A clothing design business relies on successful anticipation of customer preference and demand to align production planning with anticipated sales. Applying predictive analytics to historical sales data, CPG companies can more accurately predict new product sales trends and optimize decisions around dedicated production lines and optimizing purchasing decisions.

Beware the caveats

Amid unlimited possibilities, we offer two caveats:

Don’t try to make the leap to predictive analytics too fast. Without a solid grounding — clean, centralized and governed data and a clear grasp of what is happening, why it’s happening, and what can be safely interpreted as a causal relationship — it is too easy to jump to (wrong) conclusions based on what you want to see in the data, versus what it’s really telling you.

Conversely, at all stages of the analytics maturity continuum, it’s crucial to evaluate the outcomes of analytical systems and processes through the prism of your business experience and knowledge.
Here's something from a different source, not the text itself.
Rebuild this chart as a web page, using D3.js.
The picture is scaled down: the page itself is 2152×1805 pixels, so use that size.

Successful initiatives require building capabilities and “muscle” in both the data management, analysis and visualization, as well as the business and subject matter expertise to appropriately apply that information and insight to actionable business decisions in the appropriate manner to meet your specific business objectives.
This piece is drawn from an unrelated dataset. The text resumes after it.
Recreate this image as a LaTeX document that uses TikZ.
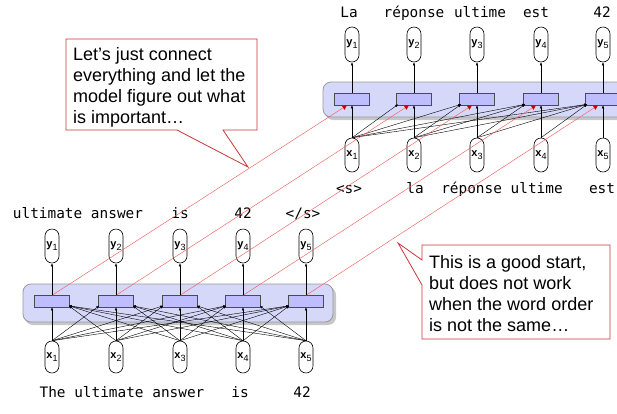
\documentclass[tikz,border=0pt]{standalone}
\usepackage{fontspec}
\setmainfont{Liberation Sans}
\setmonofont{DejaVu Sans Mono}
\usetikzlibrary{arrows.meta}
\definecolor{noteRed}{RGB}{200,55,60}
\definecolor{linkRed}{RGB}{238,95,95}
\definecolor{panelBlue}{RGB}{214,216,250}
\definecolor{cellBlue}{RGB}{190,190,255}
\newcommand{\vsub}[2]{\textbf{#1}\raisebox{-3pt}{\fontsize{9}{9}\selectfont #2}}
\begin{document}
\begin{tikzpicture}[x=1pt, y=-1pt,
  word/.style={font=\fontsize{14.4}{16}\ttfamily, inner sep=0pt, anchor=base},
  io/.style={draw, fill=white, rounded corners=7pt, minimum width=14pt,
    inner sep=0pt, line width=0.6pt, font=\fontsize{11}{12}\selectfont},
  cell/.style={draw=black!70, fill=cellBlue, minimum width=35pt,
    minimum height=12pt, inner sep=0pt, line width=0.6pt},
  panel/.style={draw=black!40, fill=panelBlue, rounded corners=8pt, line width=0.8pt},
  wire/.style={-{Latex[length=3pt,width=2.5pt]}, line width=0.4pt},
  link/.style={linkRed, line width=0.45pt,
    -{Latex[length=4.5pt,width=5pt,color=red!80!black]}},
  note/.style={font=\fontsize{18}{21}\selectfont, align=left, inner sep=0pt, anchor=north west},
  callout/.style={draw=noteRed, fill=white, line width=0.8pt, line join=miter}]

  \useasboundingbox (0,0) rectangle (617,413);
  \clip (0,0) rectangle (617,413);

  % --- panels (with shadow) ---
  \fill[black!22, rounded corners=8pt] (25,287) rectangle (336,325);
  \draw[panel] (23,284) rectangle (333,322);
  \fill[black!22, rounded corners=8pt] (325,85) rectangle (650,120);
  \draw[panel] (323,82) rectangle (650,117);

  % --- encoder: cells, inputs, outputs ---
  \foreach \i/\x in {1/52,2/116,3/180,4/243,5/306} {
    \node[cell] (eh\i) at (\x,301) {};
    \node[io, minimum height=34pt] (ey\i) at (\x,246) {\vsub{y}{\i}};
    \node[io, minimum height=32pt] (ex\i) at (\x,357) {\vsub{x}{\i}};
    \draw[wire] (eh\i) -- (ey\i);
    \draw[wire] (ex\i) -- (eh\i);
  }
  % every input to every cell
  \foreach \j in {1,...,5}
    \foreach \i in {1,...,5} {
      \ifnum\j<\i \draw[wire] (ex\j.north) -- ([xshift=1pt,yshift=1.5pt]eh\i.south west); \fi
      \ifnum\j>\i \draw[wire] (ex\j.north) -- ([xshift=-1pt,yshift=1.5pt]eh\i.south east); \fi
    }

  % --- decoder: cells, inputs, outputs ---
  \foreach \i/\x in {1/352,2/414,3/477,4/541,5/603} {
    \node[cell] (dh\i) at (\x,99) {};
    \node[io, minimum height=35pt] (dy\i) at (\x,44.5) {\vsub{y}{\i}};
    \node[io, minimum height=34pt] (dx\i) at (\x,155) {\vsub{x}{\i}};
    \draw[wire] (dh\i) -- (dy\i);
    \draw[wire] (dx\i) -- (dh\i);
  }
  % only earlier inputs
  \foreach \j in {1,...,5}
    \foreach \i in {1,...,5} {
      \ifnum\j<\i \draw[wire] (dx\j.north) -- ([xshift=2pt,yshift=1pt]dh\i.south west); \fi
    }

  % --- words ---
  \node[word] (et1) at (78,218) {ultimate answer};
  \node[word] (et2) at (180,218) {is};
  \node[word] (et3) at (243,218) {42};
  \node[word] (et4) at (303,218) {</s>};
  \node[word] (eb1) at (122,397) {The ultimate answer};
  \node[word] (eb2) at (240,397) {is};
  \node[word] (eb3) at (302,397) {42};
  \node[word] (dt1) at (349,17) {La};
  \node[word] (dt2) at (414,17) {réponse};
  \node[word] (dt3) at (480,17) {ultime};
  \node[word] (dt4) at (536,17) {est};
  \node[word] (dt5) at (602,17) {42};
  \node[word] (db1) at (349,193) {<s>};
  \node[word] (db2) at (415,193) {la};
  \node[word] (db3) at (502,193) {réponse ultime};
  \node[word] (db4) at (602,193) {est};

  % --- encoder state -> decoder state ---
  \foreach \i in {1,...,5}
    \draw[link] ([xshift=1pt]eh\i.north) -- ([xshift=-5pt]dh\i.south);

  % --- callouts ---
  \draw[callout] (66,39) -- (257,39) -- (257,130) -- (223,130) -- (248,167)
    -- (177,130) -- (66,130) -- cycle;
  \node[note] (note1) at (73,47) {Let’s just connect\\everything and let the\\model figure out what\\is important…};
  \draw[callout] (422,245) -- (610,245) -- (610,339) -- (422,339) -- (422,285)
    -- (398,243) -- (422,260) -- cycle;
  \node[note] (note2) at (429,255) {This is a good start,\\but does not work\\when the word order\\is not the same…};

\end{tikzpicture}
\end{document}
Take a pragmatic approach to analytics

You might be surprised how quickly you can extract more value from your data. Working with an experienced analytics consultancy, you can get started quickly with the right tools and methods for the job. Successful analytics programs start with curiosity, are built iteratively, and build on the momentum created by end-users experiencing a series of wins.

Begin with the end in mind: what are the key business questions you want to answer and issues you want to resolve? Pick a specific area of the business to start. Where can you have some quick wins? Issues concerning materials and scrap, backorders, or inconsistent or off-target production volumes can all deliver high-value impacts — but more essential is that you begin anywhere you have a curiosity and the data to satisfy it.

Build your program on a foundation of solid data. Identify and map your key data sources (and missing data), centralize and integrate your data, and identify and address data quality issues. Facilitate a collaborative environment between various stakeholders (e.g. IT, operations, and finance). These multiple perspectives are necessary to identify what data is critical, validate the data available, determine how to obtain missing data, and ultimately to create actionable information driving more effective, profitable decision-making.

Start small, but start now. Expand your efforts iteratively, like a trail of breadcrumbs … one answer leads to the next question. The sooner you start, the sooner you’ll begin turning your data into information, identifying opportunities previously unrecognizable to you, and making confident decisions to increase the efficiency of your operations, maintain your competitive advantage, and improve overall profitability.